这倒好,偷瓜搭上一条裤茬子,却挣了个“裤茬子”的诨名。

我们家乡一带,把厨房里的一种小昆虫叫看家狗子,又叫土蛰子、伙螂。一个社员经常与他老婆打架,他老婆的诨名就叫“母狼”,打起仗来又踢又咬,又抓又挠,连命都不顾。有一次,这家伙被他老婆用手指甲抓得满手满脸都是伤,别人问他:“你脸上怎么了?”

他吱唔了半天,说:“睡得死,叫伙螂啃了。”

众人大笑:“就你家的伙螂啃人肉,该不是叫母狼啃的吧!”

从此,他便有了“伙螂”的外号。再后来,大概因为他家有伙螂,又有母狼,分不清档,他的外号就演变成“二郎神”了。

8

要细说起我们生产队、乃至全村(那时叫生产大队)社员的诨名来,那可不是一天半晌能数清的,至于诨名的来历更是探究不透。说是一种文化现象吧,又显得粗俗,说是纯粹的打闹吧,里面又有着浓重的文化含量。不管怎么说,作为那个年代的特殊产物,更是普遍现象,的确值得研究。

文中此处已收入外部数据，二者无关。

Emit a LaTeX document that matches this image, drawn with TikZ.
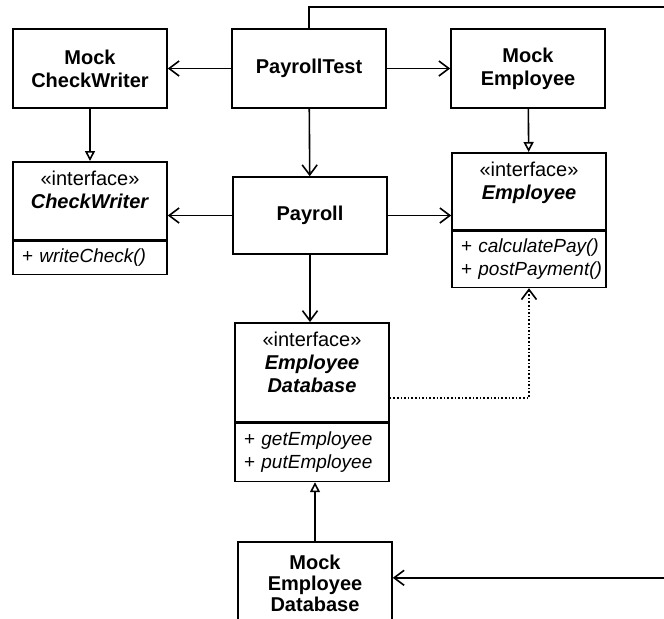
\documentclass[tikz,border=0pt]{standalone}
\usepackage{fontspec}
\setmainfont{Liberation Sans}
\usetikzlibrary{arrows.meta,positioning}
\hyphenpenalty=10000
\hbadness=10000
\hfuzz=5pt

\tikzset{
  cls/.style={draw, line width=0.8pt, minimum width=77pt, minimum height=39.5pt,
    align=center, font=\fontsize{10}{11.5}\selectfont\bfseries},
  clsname/.style={align=center, inner sep=2pt, font=\fontsize{10}{11.5}\selectfont},
  ops/.style={draw, line width=0.8pt, minimum width=77pt, text width=68pt,
    inner xsep=4.5pt, align=left, font=\fontsize{9.5}{11.5}\selectfont\itshape},
  uses/.style={line width=0.8pt, -{Straight Barb[length=5pt,width=7.5pt]}},
  isa/.style={line width=0.8pt, -{Triangle[open,length=5pt,width=5pt]}},
  dep/.style={uses, densely dotted},
}

\begin{document}
\begin{tikzpicture}[x=0.5pt, y=-0.5pt]
  \useasboundingbox (0,0) rectangle (664,618);
  \clip (0,0) rectangle (664,618);

  \node[cls] (ptest) at (309,68.5) {PayrollTest};
  \node[cls] (mockcw) at (90,68.5) {Mock\\CheckWriter};
  \node[cls] (mockemp) at (528,68.5) {Mock\\Employee};
  \node[cls, minimum height=38.5pt] (payroll) at (310,215.5) {Payroll};

  % interfaces
  \node[cls, minimum height=39pt, anchor=north] (cw) at (90,161) {};
  \node[ops, minimum height=16.5pt, anchor=north] (cwops) at (cw.south) {\textup{+}~writeCheck()};
  \node[clsname, below=3pt of cw.north] (cwname) {«interface»\\\textbf{\textit{CheckWriter}}};

  \node[cls, minimum height=38.5pt, anchor=north] (emp) at (529,152) {};
  \node[ops, minimum height=28pt, anchor=north] (empops) at (emp.south)
    {\textup{+}~calculatePay()\\\textup{+}~postPayment()};
  \node[clsname, below=3pt of emp.north] (empname) {«interface»\\\textbf{\textit{Employee}}};

  \node[cls, minimum height=49.5pt, anchor=north] (edb) at (312,322) {};
  \node[ops, minimum height=29pt, anchor=north] (edbops) at (edb.south)
    {\textup{+}~getEmployee\\\textup{+}~putEmployee};
  \node[clsname, below=3pt of edb.north] (edbname)
    {«interface»\\\textbf{\textit{Employee}}\\\textbf{\textit{Database}}};

  % mock database, cut by the page
  \node[cls, minimum height=50pt, anchor=north] (mockdb) at (315,541) {};
  \node[clsname, font=\fontsize{10}{10.5}\selectfont\bfseries, below=5pt of mockdb.north] (mockdbname)
    {Mock\\Employee\\Database};

  \coordinate (wrap) at (700,7);
  \coordinate (mockdbin) at ([yshift=7pt]mockdb.east);
  \coordinate (depout) at ([yshift=-12.75pt]edb.east);

  \draw[uses] (ptest) -- (mockcw);
  \draw[uses] (ptest) -- (mockemp);
  \draw[uses] (ptest) -- (payroll);
  \draw[uses] (payroll.west) -- (payroll.west -| cw.east);
  \draw[uses] (payroll.east) -- (payroll.east -| emp.west);
  \draw[uses] (payroll.south) -- (payroll.south |- edb.north);
  \draw[isa] (mockcw) -- (cw);
  \draw[isa] (mockemp) -- (emp);
  \draw[isa] (mockdb.north) -- (mockdb.north |- edbops.south);
  \draw[dep] (depout) -| (empops.south);
  \draw[uses] (ptest.north) |- (wrap) |- (mockdbin);
\end{tikzpicture}
\end{document}
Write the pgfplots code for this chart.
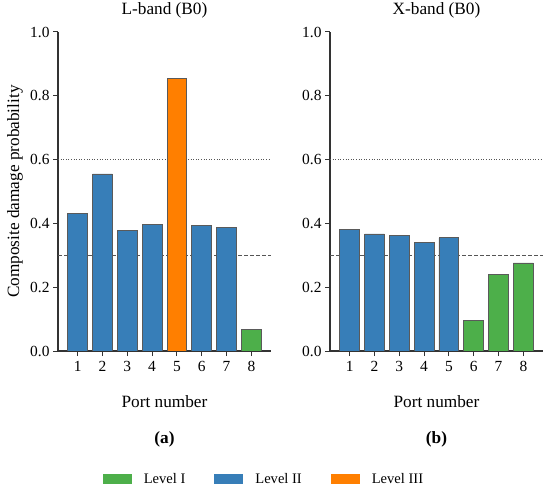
\documentclass[border=0pt]{standalone}
\usepackage{fontspec}
\setmainfont{Liberation Serif}
\usepackage{pgfplots}
\pgfplotsset{compat=1.18}
\definecolor{lvA}{HTML}{4DAF4A}
\definecolor{lvB}{HTML}{377EB8}
\definecolor{lvC}{HTML}{FF7F00}
\definecolor{edgec}{HTML}{5A5A5A}
\definecolor{spine}{HTML}{333333}
\definecolor{refc}{HTML}{555555}
\pgfplotsset{
  panel/.style={
    scale only axis, width=213bp, height=319bp,
    xmin=0.21, xmax=8.79, ymin=0, ymax=1,
    clip mode=individual,
    axis x line*=bottom, axis y line*=left,
    axis line style={spine, line width=1.1bp, -},
    tick align=outside, major tick length=5bp,
    tick style={spine, line width=1bp},
    xtick={1,2,3,4,5,6,7,8}, ytick={0,0.2,0.4,0.6,0.8,1},
    y tick label style={/pgf/number format/fixed, /pgf/number format/fixed zerofill, /pgf/number format/precision=1},
    x tick label style={yshift=-2bp},
    /pgf/number format/assume math mode=true,
    tick label style={font=\fontsize{15.5}{18}\selectfont},
    title style={at={(axis description cs:0.5,1.050)}, anchor=center, font=\fontsize{17.3}{20}\selectfont},
    xlabel style={at={(axis description cs:0.5,-0.160)}, anchor=center, font=\fontsize{17.3}{20}\selectfont},
    ylabel style={at={(axis description cs:-0.202,0.5)}, anchor=center, font=\fontsize{17.3}{20}\selectfont},
    xlabel={Port number},
  },
  bars/.style={ybar, bar width=0.8, bar shift=0pt, draw=edgec, line width=0.8bp, forget plot},
  dotref/.style={refc, line width=0.9bp, dash pattern=on 1bp off 1.6bp, forget plot},
  dashref/.style={refc, line width=0.9bp, dash pattern=on 4bp off 2bp, forget plot},
}
\begin{document}
\begin{tikzpicture}
\useasboundingbox (0,0) rectangle (550bp,496bp);
\begin{axis}[panel, at={(58bp,145bp)}, anchor=south west,
  title={L-band (B0)}, ylabel={Composite damage probability},
  legend image code/.code={\fill[#1, draw=none] (0bp,-5bp) rectangle (29bp,5bp);},
  legend columns=3,
  legend style={at={(axis description cs:0.967,-0.401)}, anchor=center, draw=none, fill=none,
    font=\fontsize{14.6}{17}\selectfont,
    /tikz/every even column/.append style={column sep=27bp},
    /tikz/every odd column/.append style={column sep=10bp}},
]
\addplot[dotref] coordinates {(0.21,0.6) (8.79,0.6)};
\addplot[dashref] coordinates {(0.21,0.3) (8.79,0.3)};
\addplot[bars, fill=lvB] coordinates {(1,0.430) (2,0.555) (3,0.378) (4,0.398) (6,0.393) (7,0.387)};
\addplot[bars, fill=lvC] coordinates {(5,0.855)};
\addplot[bars, fill=lvA] coordinates {(8,0.068)};
\addlegendimage{fill=lvA, draw=none}
\addlegendentry{Level I}
\addlegendimage{fill=lvB, draw=none}
\addlegendentry{Level II}
\addlegendimage{fill=lvC, draw=none}
\addlegendentry{Level III}
\node[font=\bfseries\fontsize{17.3}{20}\selectfont] at (axis description cs:0.5,-0.276) {(a)};
\end{axis}
\begin{axis}[panel, at={(330bp,145bp)}, anchor=south west,
  title={X-band (B0)},
]
\addplot[dotref] coordinates {(0.21,0.6) (8.79,0.6)};
\addplot[dashref] coordinates {(0.21,0.3) (8.79,0.3)};
\addplot[bars, fill=lvB] coordinates {(1,0.380) (2,0.367) (3,0.363) (4,0.339) (5,0.355)};
\addplot[bars, fill=lvA] coordinates {(6,0.096) (7,0.241) (8,0.276)};
\node[font=\bfseries\fontsize{17.3}{20}\selectfont] at (axis description cs:0.5,-0.276) {(b)};
\end{axis}
\end{tikzpicture}
\end{document}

我老伴保存了一幅她年轻时的一寸黑白照片。保存了半个多世纪,自然弥足珍贵。我便给她放大了一张,镶在一个漂亮的镜框里。不久前,儿子领小孙女回来探家,小孙女指着照片,说:“哇赛,我奶奶年轻时好漂亮啊,大辫子又粗又长。”

正在我家玩的邻居说:“你奶奶不就是咱们村有名的‘王二大辫子’吗!”

我老伴伥然说道:“老了,大辫子都变成苘茬毛了。”

我取笑说:“要在那时,你不再挣个‘苘茬毛’的外号才怪呢!”

斗转星移,沧桑巨变,人民公社已经成为历史产物,当年叫着诨名互相打逗取乐的社员们,中年的成了古稀、耄耋老人,不少人已经作古。那时的毛头小伙子、豆蔻小姑娘,如今也都进入花甲之年了。随着时光的流逝,他们的诨名也随着人民公社的消失而被淡化了。可是,我总在想,在那个物质生活比较贫乏,精神生活,文化生活更是贫乏而又单调的年代,处于闭塞山区的人民公社社员们,在那种条件之下,用原始而朴实的豁达,营造出一个精神上的欢乐氛围,一种原始而又淳朴的文化风俗,是应当令人称道的。那些稀奇古怪、五花八门的“雅号”,随着历史早已消失,却留下了一抹亮丽的色彩。尤其,如今,在构建和谐社会的进程中,人民公社社员们那种淳朴、乐观、融和、坦荡的精神和胸怀,不是很值得发扬和学习吗?